DO THIS »
Every line from the start of the records through the line with "yticks = [0, 10, 20, 30, 40, 50, 60, 70]" is to be written out exactly; pictures are not.

Dataset entries »
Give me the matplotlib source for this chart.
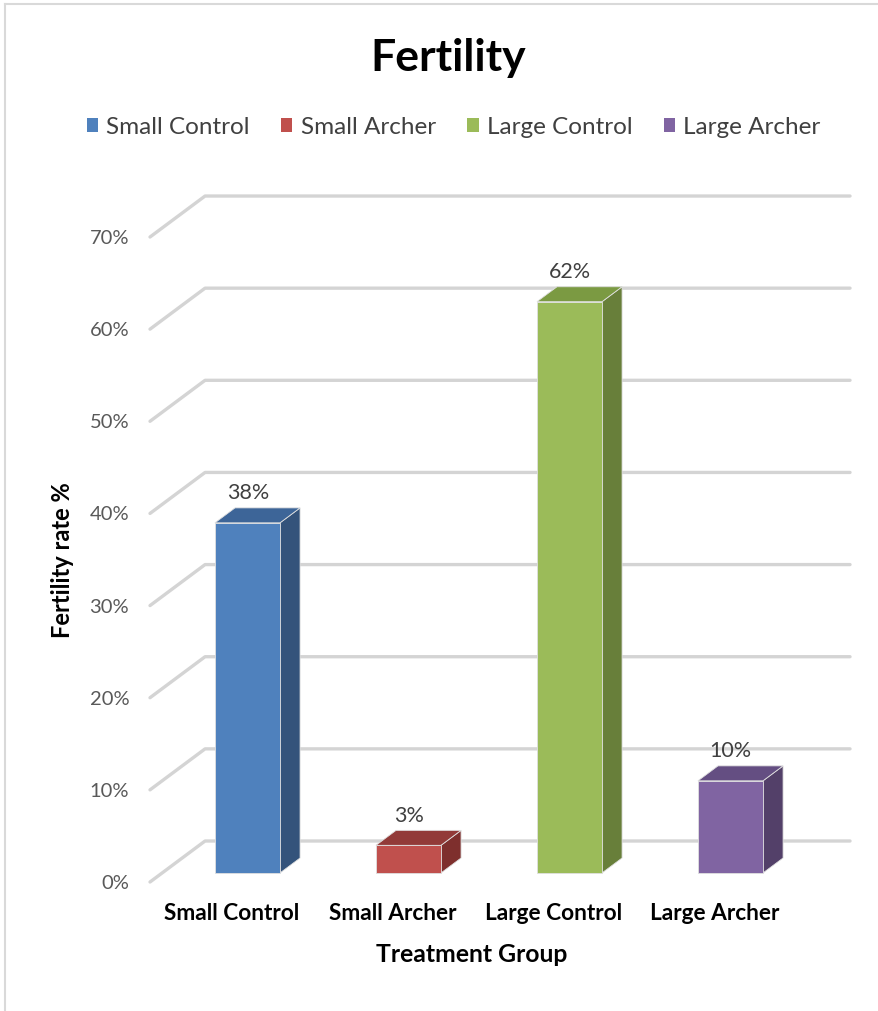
import matplotlib.pyplot as plt
from matplotlib.patches import Polygon, Patch
from matplotlib.lines import Line2D

plt.rcParams['font.family'] = ['Lato', 'DejaVu Sans']

groups = ["Small Control", "Small Archer", "Large Control", "Large Archer"]
fertility = [38, 3, 62, 10]
yticks = [0, 10, 20, 30, 40, 50, 60, 70]

front = ["#4F81BD", "#C0504D", "#9BBB59", "#8064A2"]
side = ["#34537B", "#7E2F2D", "#687F3A", "#534069"]
top = ["#3D6598", "#923A38", "#7B9A42", "#644E82"]

# fake 3d: depth offset of the back wall, in data units
DX, DY = 0.342, 4.45
W = 0.404           # bar width
Z0, Z1 = 0.22, 0.585  # bar front/back depth
XL, XR = -0.53, 3.476 + DX

fig = plt.figure(figsize=(8.79, 10.11), dpi=100)
ax = fig.add_axes([150 / 879, 129 / 1011, 700 / 879, 691 / 1011])
ax.set_xlim(XL, XL + 700 / 161)
ax.set_ylim(0, 691 / 9.214)

# gridlines: slanted side wall + back wall
for v in yticks:
    ax.plot([XL, XL + DX, XR], [v, v + DY, v + DY], color="#D4D4D4",
            lw=2.4, solid_capstyle="round", zorder=1, clip_on=False)

def proj(x, v, z):
    return (x + z * DX, v + z * DY)

for i, val in enumerate(fertility):
    l, r = i - W / 2, i + W / 2
    f = [proj(l, 0, Z0), proj(r, 0, Z0), proj(r, val, Z0), proj(l, val, Z0)]
    s = [proj(r, 0, Z0), proj(r, 0, Z1), proj(r, val, Z1), proj(r, val, Z0)]
    t = [proj(l, val, Z0), proj(r, val, Z0), proj(r, val, Z1), proj(l, val, Z1)]
    for pts, c in ((s, side[i]), (t, top[i]), (f, front[i])):
        ax.add_patch(Polygon(pts, closed=True, facecolor=c, edgecolor="#E0E0E0",
                             lw=0.6, zorder=3, clip_on=False))
    lx, ly = proj(i, val, (Z0 + Z1) / 2)
    ax.text(lx - 0.06, ly + 1.3, f"{val}%", ha="center", va="bottom",
            fontsize=15.5, color="#404040", zorder=4)

ax.set_yticks(yticks)
ax.set_yticklabels([f"{v}%" for v in yticks], fontsize=14.5, color="#595959")
ax.set_xticks([i - 0.025 for i in range(len(groups))])
ax.set_xticklabels(groups, fontsize=16.3, fontweight="bold", color="black")
ax.tick_params(axis="y", length=0, pad=15)
ax.tick_params(axis="x", length=0, pad=15)
for sp in ax.spines.values():
    sp.set_visible(False)

fig.text(0.51, 1 - 58 / 1011, "Fertility", ha="center", va="center",
         fontsize=32, fontweight="bold")
fig.text(0.537, 1 - 955 / 1011, "Treatment Group", ha="center", va="center",
         fontsize=17.8, fontweight="bold")
fig.text(63 / 879, 1 - 560 / 1011, "Fertility rate %", ha="center", va="center",
         rotation=90, fontsize=17, fontweight="bold")

handles = [Patch(facecolor=c, label=g) for c, g in zip(front, groups)]
fig.legend(handles=handles, loc="center", bbox_to_anchor=(0.516, 1 - 127 / 1011),
           ncol=4, frameon=False, fontsize=17.5, handlelength=0.47, handleheight=0.47,
           handletextpad=0.33, columnspacing=1.3, labelcolor="#404040")

# chart area border (top and left only)
fig.add_artist(Line2D([5 / 879, 1], [1 - 4 / 1011] * 2, color="#D9D9D9", lw=1.5,
                      transform=fig.transFigure))
fig.add_artist(Line2D([5 / 879] * 2, [0, 1 - 4 / 1011], color="#D9D9D9", lw=1.5,
                      transform=fig.transFigure))

fig.savefig("out.png", dpi=100)
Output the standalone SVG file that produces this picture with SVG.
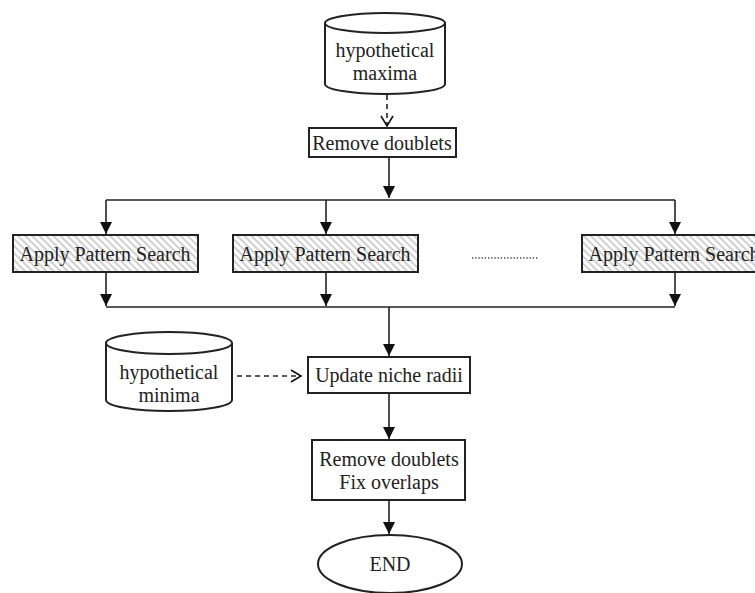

ANSWER TO THIS TASK »
Give me the matplotlib source for this chart.
import matplotlib.pyplot as plt
from matplotlib.patches import Polygon, Patch
from matplotlib.lines import Line2D

plt.rcParams['font.family'] = ['Lato', 'DejaVu Sans']

groups = ["Small Control", "Small Archer", "Large Control", "Large Archer"]
fertility = [38, 3, 62, 10]
yticks = [0, 10, 20, 30, 40, 50, 60, 70]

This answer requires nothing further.